───── Data ─────
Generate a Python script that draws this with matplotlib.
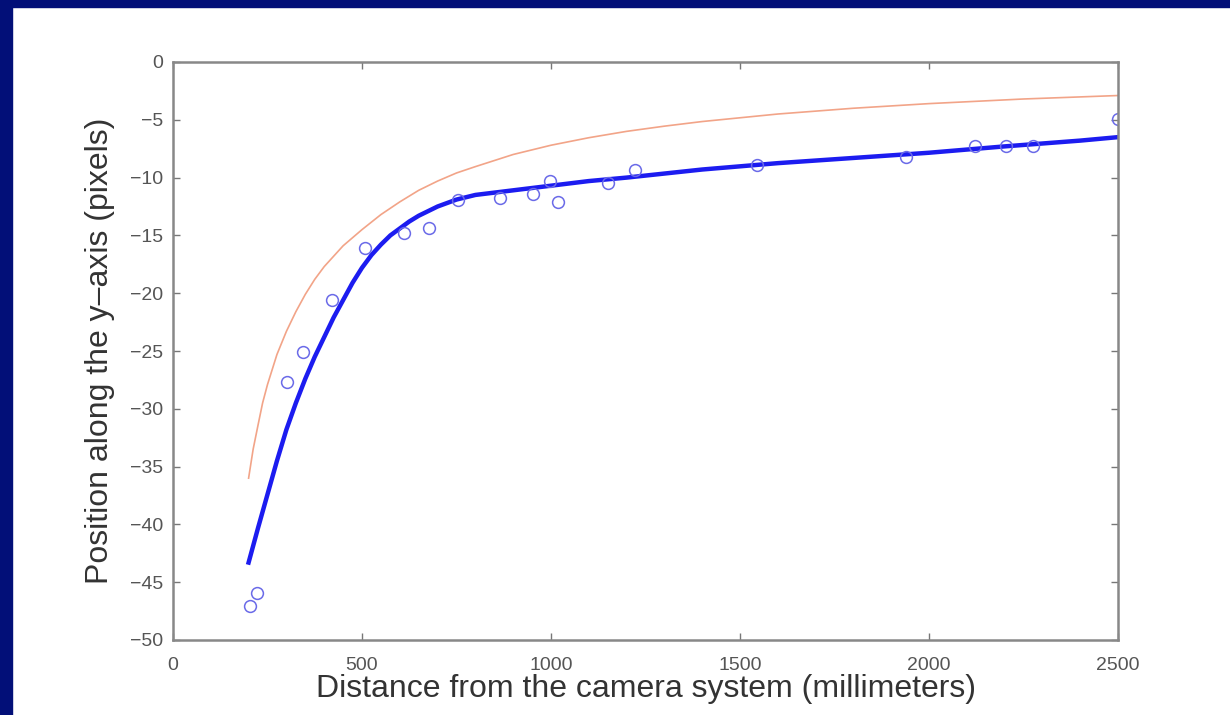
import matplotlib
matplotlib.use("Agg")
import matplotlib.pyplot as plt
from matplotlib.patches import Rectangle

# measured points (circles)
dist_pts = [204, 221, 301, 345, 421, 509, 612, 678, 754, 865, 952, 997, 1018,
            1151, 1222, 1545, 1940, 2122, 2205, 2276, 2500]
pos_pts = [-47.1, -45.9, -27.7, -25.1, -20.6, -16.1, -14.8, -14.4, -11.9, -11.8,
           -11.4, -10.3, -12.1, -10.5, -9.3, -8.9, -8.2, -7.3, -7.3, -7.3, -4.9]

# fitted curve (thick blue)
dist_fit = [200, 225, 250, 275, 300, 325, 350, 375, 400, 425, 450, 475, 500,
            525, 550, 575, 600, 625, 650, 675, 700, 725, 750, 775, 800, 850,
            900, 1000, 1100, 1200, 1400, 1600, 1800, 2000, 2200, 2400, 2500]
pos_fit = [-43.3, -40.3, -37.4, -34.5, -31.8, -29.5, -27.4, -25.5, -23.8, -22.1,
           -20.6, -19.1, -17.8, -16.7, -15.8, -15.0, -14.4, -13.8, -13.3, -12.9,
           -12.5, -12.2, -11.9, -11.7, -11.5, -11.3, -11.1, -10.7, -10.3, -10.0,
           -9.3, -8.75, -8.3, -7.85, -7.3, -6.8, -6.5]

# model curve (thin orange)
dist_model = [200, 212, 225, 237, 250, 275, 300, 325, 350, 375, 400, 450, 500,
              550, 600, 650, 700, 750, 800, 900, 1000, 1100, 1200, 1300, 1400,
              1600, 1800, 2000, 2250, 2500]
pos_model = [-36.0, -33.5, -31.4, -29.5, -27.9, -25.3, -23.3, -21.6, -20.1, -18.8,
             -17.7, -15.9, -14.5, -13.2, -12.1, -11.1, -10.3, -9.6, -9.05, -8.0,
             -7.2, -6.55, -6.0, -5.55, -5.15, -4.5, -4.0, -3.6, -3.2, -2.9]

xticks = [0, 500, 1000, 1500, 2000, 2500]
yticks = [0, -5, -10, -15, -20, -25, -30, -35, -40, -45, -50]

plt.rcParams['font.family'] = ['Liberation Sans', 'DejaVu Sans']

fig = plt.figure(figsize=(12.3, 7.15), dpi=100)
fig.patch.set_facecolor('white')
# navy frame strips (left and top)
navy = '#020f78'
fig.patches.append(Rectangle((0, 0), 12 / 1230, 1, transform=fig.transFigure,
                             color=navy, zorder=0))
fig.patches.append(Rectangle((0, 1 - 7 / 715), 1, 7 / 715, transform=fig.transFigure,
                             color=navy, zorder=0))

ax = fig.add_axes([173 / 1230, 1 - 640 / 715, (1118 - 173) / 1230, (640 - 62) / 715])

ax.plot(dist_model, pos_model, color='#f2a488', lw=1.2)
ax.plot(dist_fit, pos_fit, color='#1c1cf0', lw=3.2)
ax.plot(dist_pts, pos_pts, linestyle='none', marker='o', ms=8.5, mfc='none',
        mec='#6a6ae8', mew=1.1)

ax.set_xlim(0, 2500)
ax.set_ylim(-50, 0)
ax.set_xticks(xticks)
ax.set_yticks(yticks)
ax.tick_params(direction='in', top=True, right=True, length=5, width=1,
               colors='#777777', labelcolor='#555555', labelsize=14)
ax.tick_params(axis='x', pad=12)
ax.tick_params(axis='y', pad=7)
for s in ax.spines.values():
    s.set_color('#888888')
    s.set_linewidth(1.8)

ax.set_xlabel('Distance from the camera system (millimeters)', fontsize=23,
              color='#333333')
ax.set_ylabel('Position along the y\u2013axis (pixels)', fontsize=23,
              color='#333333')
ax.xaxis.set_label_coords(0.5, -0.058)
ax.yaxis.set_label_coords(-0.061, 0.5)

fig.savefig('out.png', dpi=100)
─────
Stated problem - Reproduce the material word for word, minus the images.

Task answer -
Generate a Python script that draws this with matplotlib.
import matplotlib
matplotlib.use("Agg")
import matplotlib.pyplot as plt
from matplotlib.patches import Rectangle

# measured points (circles)
dist_pts = [204, 221, 301, 345, 421, 509, 612, 678, 754, 865, 952, 997, 1018,
            1151, 1222, 1545, 1940, 2122, 2205, 2276, 2500]
pos_pts = [-47.1, -45.9, -27.7, -25.1, -20.6, -16.1, -14.8, -14.4, -11.9, -11.8,
           -11.4, -10.3, -12.1, -10.5, -9.3, -8.9, -8.2, -7.3, -7.3, -7.3, -4.9]

# fitted curve (thick blue)
dist_fit = [200, 225, 250, 275, 300, 325, 350, 375, 400, 425, 450, 475, 500,
            525, 550, 575, 600, 625, 650, 675, 700, 725, 750, 775, 800, 850,
            900, 1000, 1100, 1200, 1400, 1600, 1800, 2000, 2200, 2400, 2500]
pos_fit = [-43.3, -40.3, -37.4, -34.5, -31.8, -29.5, -27.4, -25.5, -23.8, -22.1,
           -20.6, -19.1, -17.8, -16.7, -15.8, -15.0, -14.4, -13.8, -13.3, -12.9,
           -12.5, -12.2, -11.9, -11.7, -11.5, -11.3, -11.1, -10.7, -10.3, -10.0,
           -9.3, -8.75, -8.3, -7.85, -7.3, -6.8, -6.5]

# model curve (thin orange)
dist_model = [200, 212, 225, 237, 250, 275, 300, 325, 350, 375, 400, 450, 500,
              550, 600, 650, 700, 750, 800, 900, 1000, 1100, 1200, 1300, 1400,
              1600, 1800, 2000, 2250, 2500]
pos_model = [-36.0, -33.5, -31.4, -29.5, -27.9, -25.3, -23.3, -21.6, -20.1, -18.8,
             -17.7, -15.9, -14.5, -13.2, -12.1, -11.1, -10.3, -9.6, -9.05, -8.0,
             -7.2, -6.55, -6.0, -5.55, -5.15, -4.5, -4.0, -3.6, -3.2, -2.9]

xticks = [0, 500, 1000, 1500, 2000, 2500]
yticks = [0, -5, -10, -15, -20, -25, -30, -35, -40, -45, -50]

plt.rcParams['font.family'] = ['Liberation Sans', 'DejaVu Sans']

fig = plt.figure(figsize=(12.3, 7.15), dpi=100)
fig.patch.set_facecolor('white')
# navy frame strips (left and top)
navy = '#020f78'
fig.patches.append(Rectangle((0, 0), 12 / 1230, 1, transform=fig.transFigure,
                             color=navy, zorder=0))
fig.patches.append(Rectangle((0, 1 - 7 / 715), 1, 7 / 715, transform=fig.transFigure,
                             color=navy, zorder=0))

ax = fig.add_axes([173 / 1230, 1 - 640 / 715, (1118 - 173) / 1230, (640 - 62) / 715])

ax.plot(dist_model, pos_model, color='#f2a488', lw=1.2)
ax.plot(dist_fit, pos_fit, color='#1c1cf0', lw=3.2)
ax.plot(dist_pts, pos_pts, linestyle='none', marker='o', ms=8.5, mfc='none',
        mec='#6a6ae8', mew=1.1)

ax.set_xlim(0, 2500)
ax.set_ylim(-50, 0)
ax.set_xticks(xticks)
ax.set_yticks(yticks)
ax.tick_params(direction='in', top=True, right=True, length=5, width=1,
               colors='#777777', labelcolor='#555555', labelsize=14)
ax.tick_params(axis='x', pad=12)
ax.tick_params(axis='y', pad=7)
for s in ax.spines.values():
    s.set_color('#888888')
    s.set_linewidth(1.8)

ax.set_xlabel('Distance from the camera system (millimeters)', fontsize=23,
              color='#333333')
ax.set_ylabel('Position along the y\u2013axis (pixels)', fontsize=23,
              color='#333333')
ax.xaxis.set_label_coords(0.5, -0.058)
ax.yaxis.set_label_coords(-0.061, 0.5)

fig.savefig('out.png', dpi=100)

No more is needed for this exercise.